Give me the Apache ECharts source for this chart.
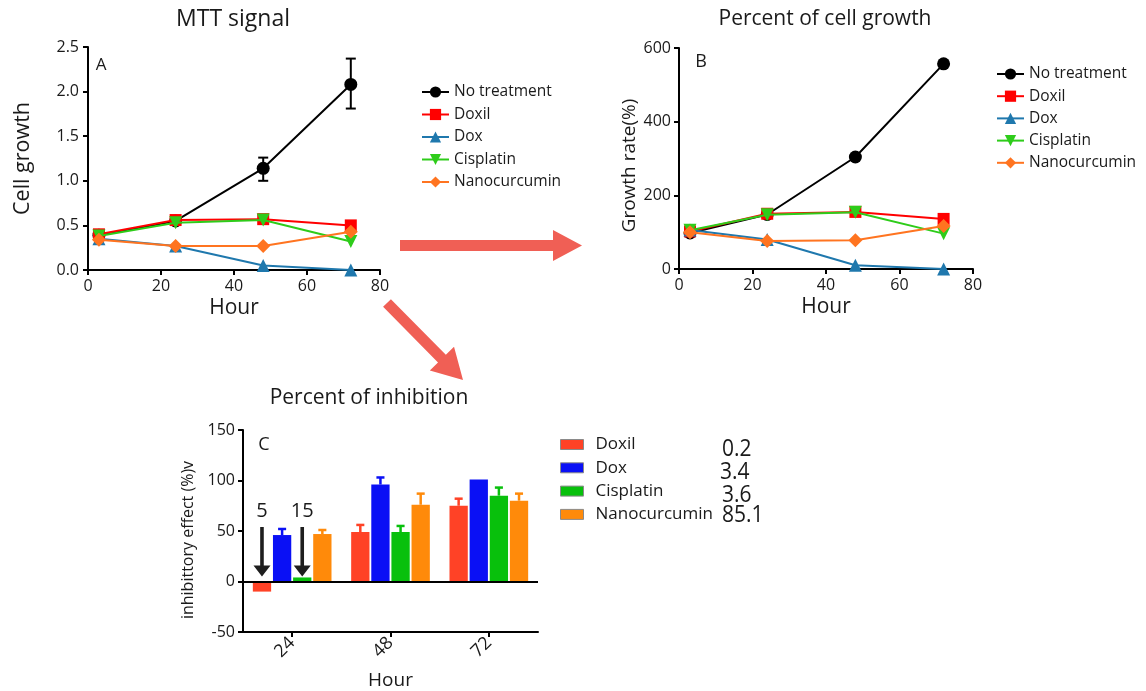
<!DOCTYPE html>
<html><head><meta charset="utf-8">
<script src="https://cdn.jsdelivr.net/npm/echarts@6/dist/echarts.min.js"></script>
<style>html,body{margin:0;padding:0;background:#fff}#c{width:1146px;height:691px}</style>
</head><body><div id="c"></div>
<script>
// ---------- data ----------
const hours = [3, 24, 48, 72];
const seriesNames = ['No treatment', 'Doxil', 'Dox', 'Cisplatin', 'Nanocurcumin'];

// Panel A: MTT signal
const mttNoTreatment = [0.39, 0.55, 1.14, 2.08];
const mttNoTreatmentLow = [null, null, 1.00, 1.81];
const mttNoTreatmentHigh = [null, null, 1.26, 2.37];
const mttDoxil = [0.40, 0.56, 0.57, 0.50];
const mttDox = [0.35, 0.27, 0.05, 0.00];
const mttCisplatin = [0.38, 0.53, 0.56, 0.32];
const mttNanocurcumin = [0.34, 0.27, 0.27, 0.43];

// Panel B: Percent of cell growth
const growthNoTreatment = [98, 148, 304, 557];
const growthDoxil = [102, 150, 155, 136];
const growthDox = [106, 80, 10, 0];
const growthCisplatin = [105, 147, 154, 96];
const growthNanocurcumin = [100, 76, 78, 117];

// Panel C: Percent of inhibition
const inhibHours = ['24', '48', '72'];
const inhibNames = ['Doxil', 'Dox', 'Cisplatin', 'Nanocurcumin'];
const inhibDoxil = [-10, 49, 75];
const inhibDoxilErr = [null, 56, 82];
const inhibDox = [46, 96, 101];
const inhibDoxErr = [52, 103, null];
const inhibCisplatin = [4, 49, 85];
const inhibCisplatinErr = [null, 55, 93];
const inhibNanocurcumin = [47, 76, 80];
const inhibNanocurcuminErr = [51, 87, 87];
const ic50Labels = ['0.2', '3.4', '3.6', '85.1'];
const arrowLabels = ['5', '15'];

// ---------- styles ----------
const FONT = '"Open Sans", "Noto Sans", sans-serif';
const TXT = '#1a1a1a';
const lineColors = ['#000000', '#ff0000', '#1f78ad', '#2ecc1a', '#ff7420'];
const lineSymbols = ['circle', 'rect', 'triangle', 'triangle', 'diamond'];
const lineSymbolRot = [0, 0, 0, 180, 0];
const lineSymbolSize = [13, 12, 13, 13, 14];
const barColors = ['#ff4226', '#0a10f5', '#08c00c', '#ff8a0a'];

const chart = echarts.init(document.getElementById('c'), null, {renderer: 'canvas'});

function valueAxis(gi, opts) {
  return Object.assign({
    gridIndex: gi, type: 'value',
    axisLine: {show: true, onZero: false, lineStyle: {color: '#000', width: 2}},
    axisTick: {show: true, length: 5, lineStyle: {color: '#000', width: 2}},
    axisLabel: {color: TXT, fontSize: 16, fontFamily: FONT, margin: 8},
    splitLine: {show: false},
    nameLocation: 'middle',
    nameTextStyle: {color: TXT, fontFamily: FONT}
  }, opts);
}

function lineSeries(name, data, idx, axisIdx) {
  return {
    name: name, type: 'line', xAxisIndex: axisIdx, yAxisIndex: axisIdx,
    data: hours.map((h, i) => [h, data[i]]),
    symbol: lineSymbols[idx], symbolRotate: lineSymbolRot[idx], symbolSize: lineSymbolSize[idx],
    showAllSymbol: true,
    lineStyle: {color: lineColors[idx], width: 2},
    itemStyle: {color: lineColors[idx]},
    z: 3 + idx
  };
}

const mttSets = [mttNoTreatment, mttDoxil, mttDox, mttCisplatin, mttNanocurcumin];
const growthSets = [growthNoTreatment, growthDoxil, growthDox, growthCisplatin, growthNanocurcumin];
const inhibSets = [inhibDoxil, inhibDox, inhibCisplatin, inhibNanocurcumin];
const inhibErrSets = [inhibDoxilErr, inhibDoxErr, inhibCisplatinErr, inhibNanocurcuminErr];

const series = [];
seriesNames.forEach((n, i) => series.push(lineSeries(n, mttSets[i], i, 0)));
seriesNames.forEach((n, i) => series.push(lineSeries(n, growthSets[i], i, 1)));

// error bars for panel A
series.push({
  type: 'custom', xAxisIndex: 0, yAxisIndex: 0, z: 10,
  data: hours.map((h, i) => [h, mttNoTreatmentLow[i], mttNoTreatmentHigh[i]]).filter(d => d[1] != null),
  renderItem: function (params, api) {
    const x = api.value(0);
    const lo = api.coord([x, api.value(1)]);
    const hi = api.coord([x, api.value(2)]);
    const w = 5;
    const st = {stroke: '#000', lineWidth: 2};
    return {type: 'group', children: [
      {type: 'line', shape: {x1: lo[0], y1: lo[1], x2: hi[0], y2: hi[1]}, style: st},
      {type: 'line', shape: {x1: hi[0] - w, y1: hi[1], x2: hi[0] + w, y2: hi[1]}, style: st},
      {type: 'line', shape: {x1: lo[0] - w, y1: lo[1], x2: lo[0] + w, y2: lo[1]}, style: st}
    ]};
  }
});

// bars for panel C
const CAT_GAP = 0.2, BAR_GAP = 0.1;
inhibNames.forEach((n, s) => {
  const ser = {
    name: 'C: ' + n, type: 'bar', xAxisIndex: 2, yAxisIndex: 2,
    data: inhibSets[s],
    barCategoryGap: (CAT_GAP * 100) + '%', barGap: (BAR_GAP * 100) + '%',
    itemStyle: {color: barColors[s]},
    z: 3
  };
  if (s === 0) {
    ser.markLine = {
      silent: true, symbol: 'none', label: {show: false},
      lineStyle: {color: '#000', width: 2, type: 'solid'},
      data: [{yAxis: 0}], z: 5
    };
  }
  series.push(ser);
});
// error bars for panel C
const cErr = [];
inhibNames.forEach((n, s) => inhibErrSets[s].forEach((e, c) => { if (e != null) cErr.push([c, inhibSets[s][c], e, s]); }));
series.push({
  type: 'custom', xAxisIndex: 2, yAxisIndex: 2, z: 6,
  data: cErr,
  renderItem: function (params, api) {
    const c = api.value(0), s = api.value(3);
    const base = api.coord([c, api.value(1)]);
    const top = api.coord([c, api.value(2)]);
    const bw = api.size([1, 0])[0];
    const group = bw * (1 - CAT_GAP);
    const w = group / (4 + 3 * BAR_GAP);
    const x = base[0] - group / 2 + s * w * (1 + BAR_GAP) + w / 2;
    const st = {stroke: barColors[s], lineWidth: 2.5};
    const cw = w * 0.22;
    return {type: 'group', children: [
      {type: 'line', shape: {x1: x, y1: base[1], x2: x, y2: top[1]}, style: st},
      {type: 'line', shape: {x1: x - cw, y1: top[1], x2: x + cw, y2: top[1]}, style: st}
    ]};
  }
});

const option = {
  animation: false,
  backgroundColor: '#fff',
  textStyle: {fontFamily: FONT},
  grid: [
    {left: 88, top: 47, width: 292, height: 223},
    {left: 679, top: 48, width: 294, height: 221},
    {left: 243, top: 430, width: 295, height: 202}
  ],
  xAxis: [
    valueAxis(0, {min: 0, max: 80, interval: 20, name: 'Hour', nameGap: 28, nameTextStyle: {fontSize: 21, color: TXT, fontFamily: FONT}}),
    valueAxis(1, {min: 0, max: 80, interval: 20, name: 'Hour', nameGap: 28, nameTextStyle: {fontSize: 21, color: TXT, fontFamily: FONT}}),
    {
      gridIndex: 2, type: 'category', data: inhibHours,
      axisLine: {show: true, onZero: false, lineStyle: {color: '#000', width: 2}},
      axisTick: {show: true, alignWithLabel: true, length: 5, lineStyle: {color: '#000', width: 2}},
      axisLabel: {color: TXT, fontSize: 18, fontFamily: FONT, rotate: 45, margin: 8},
      splitLine: {show: false},
      name: 'Hour', nameLocation: 'middle', nameGap: 39,
      nameTextStyle: {fontSize: 19, color: TXT, fontFamily: FONT}
    }
  ],
  yAxis: [
    valueAxis(0, {min: 0, max: 2.5, interval: 0.5, name: 'Cell growth', nameGap: 54,
      axisLabel: {color: TXT, fontSize: 16, fontFamily: FONT, margin: 9, formatter: v => v.toFixed(1)},
      nameTextStyle: {fontSize: 21.5, color: TXT, fontFamily: FONT}}),
    valueAxis(1, {min: 0, max: 600, interval: 200, name: 'Growth rate(%)', nameGap: 40,
      nameTextStyle: {fontSize: 19, color: TXT, fontFamily: FONT, padding: [0, 14, 0, 0]}}),
    valueAxis(2, {min: -50, max: 150, interval: 50,
      axisLabel: {color: TXT, fontSize: 16, fontFamily: FONT, margin: 8}})
  ],
  legend: [
    {orient: 'vertical', left: 416, top: 79, itemWidth: 27, itemHeight: 14, itemGap: 6.5,
      data: seriesNames, selectedMode: false,
      textStyle: {fontSize: 15.5, color: TXT, fontFamily: FONT, padding: [0, 0, 0, 0]}},
    {orient: 'vertical', left: 991, top: 61, itemWidth: 27, itemHeight: 14, itemGap: 6.2,
      data: seriesNames, selectedMode: false,
      textStyle: {fontSize: 15.5, color: TXT, fontFamily: FONT, padding: [0, 0, 0, 0]}},
    {orient: 'vertical', left: 555, top: 431, itemWidth: 23, itemHeight: 10, itemGap: 6.3,
      data: inhibNames.map(n => ({name: 'C: ' + n, icon: 'rect'})), selectedMode: false,
      formatter: name => name.replace('C: ', ''),
      itemStyle: {borderColor: '#8a8a8a', borderWidth: 1},
      textStyle: {fontSize: 17, color: TXT, fontFamily: FONT, padding: [0, 0, 0, 7]}}
  ],
  series: series
};
chart.setOption(option);

// ---------- decorations ----------
function txt(text, x, y, size, align) {
  return {type: 'text', x: x, y: y, z: 20,
    style: {text: text, fill: TXT, font: size + 'px ' + FONT, align: align || 'center', verticalAlign: 'middle'}};
}
function arrowPoly(sx, sy, tx, ty, halfShaft, headLen, halfHead) {
  const dx = tx - sx, dy = ty - sy, L = Math.hypot(dx, dy);
  const ux = dx / L, uy = dy / L, nx = -uy, ny = ux;
  const bx = tx - ux * headLen, by = ty - uy * headLen;
  return [
    [sx + nx * halfShaft, sy + ny * halfShaft],
    [bx + nx * halfShaft, by + ny * halfShaft],
    [bx + nx * halfHead, by + ny * halfHead],
    [tx, ty],
    [bx - nx * halfHead, by - ny * halfHead],
    [bx - nx * halfShaft, by - ny * halfShaft],
    [sx - nx * halfShaft, sy - ny * halfShaft]
  ];
}

const graphics = [
  txt('MTT signal', 233, 19, 23),
  txt('Percent of cell growth', 825, 19, 21),
  txt('Percent of inhibition', 369, 398, 21),
  txt('A', 101, 65, 17),
  txt('B', 701, 62, 18),
  txt('C', 264, 445, 18),
  // y-axis title of panel C
  {type: 'text', x: 188, y: 540, rotation: Math.PI / 2, z: 20,
    style: {text: 'inhibittory effect (%)v', fill: TXT, font: '16px ' + FONT, align: 'center', verticalAlign: 'middle'}},
  {type: 'polygon', z: 1, shape: {points: arrowPoly(400, 245.5, 582, 245.5, 5.5, 29, 15.5)}, style: {fill: '#f05f55'}},
  {type: 'polygon', z: 1, shape: {points: arrowPoly(387, 303, 463, 380, 5.5, 30, 17)}, style: {fill: '#f05f55'}}
];
const icY = [449, 472, 495, 515];
const icX = [722, 720, 722, 722];
ic50Labels.forEach((t, i) => graphics.push({type: 'text', x: icX[i], y: icY[i], z: 20, scaleY: 1.12,
  style: {text: t, fill: TXT, font: '21px ' + FONT, align: 'left', verticalAlign: 'middle'}}));

// small black arrows in panel C (at 24 h, Doxil and Cisplatin)
const p0 = chart.convertToPixel({gridIndex: 2}, [0, 0]);
const p1 = chart.convertToPixel({gridIndex: 2}, [1, 0]);
const bw = p1[0] - p0[0];
const grp = bw * (1 - CAT_GAP);
const bwid = grp / (4 + 3 * BAR_GAP);
[0, 2].forEach((s, k) => {
  const x = p0[0] - grp / 2 + s * bwid * (1 + BAR_GAP) + bwid / 2;
  const yTop = chart.convertToPixel({gridIndex: 2}, [0, 54])[1];
  const yTip = chart.convertToPixel({gridIndex: 2}, [0, 5])[1];
  graphics.push({type: 'polygon', z: 20, shape: {points: arrowPoly(x, yTop, x, yTip, 1.8, 11, 8.5)}, style: {fill: '#1e1e1e'}});
  graphics.push(txt(arrowLabels[k], x, yTop - 16, 20));
});
chart.setOption({graphic: graphics});
</script>
</body></html>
------------
Instructions for the task: Only lines belong in the copy: transcribe those from the start of the data through the line that contains "const mttNanocurcumin = [0.34, 0.27, 0.27, 0.43];", and skip the pictures.

The output:
Give me the Apache ECharts source for this chart.
<!DOCTYPE html>
<html><head><meta charset="utf-8">
<script src="https://cdn.jsdelivr.net/npm/echarts@6/dist/echarts.min.js"></script>
<style>html,body{margin:0;padding:0;background:#fff}#c{width:1146px;height:691px}</style>
</head><body><div id="c"></div>
<script>
// ---------- data ----------
const hours = [3, 24, 48, 72];
const seriesNames = ['No treatment', 'Doxil', 'Dox', 'Cisplatin', 'Nanocurcumin'];

// Panel A: MTT signal
const mttNoTreatment = [0.39, 0.55, 1.14, 2.08];
const mttNoTreatmentLow = [null, null, 1.00, 1.81];
const mttNoTreatmentHigh = [null, null, 1.26, 2.37];
const mttDoxil = [0.40, 0.56, 0.57, 0.50];
const mttDox = [0.35, 0.27, 0.05, 0.00];
const mttCisplatin = [0.38, 0.53, 0.56, 0.32];
const mttNanocurcumin = [0.34, 0.27, 0.27, 0.43];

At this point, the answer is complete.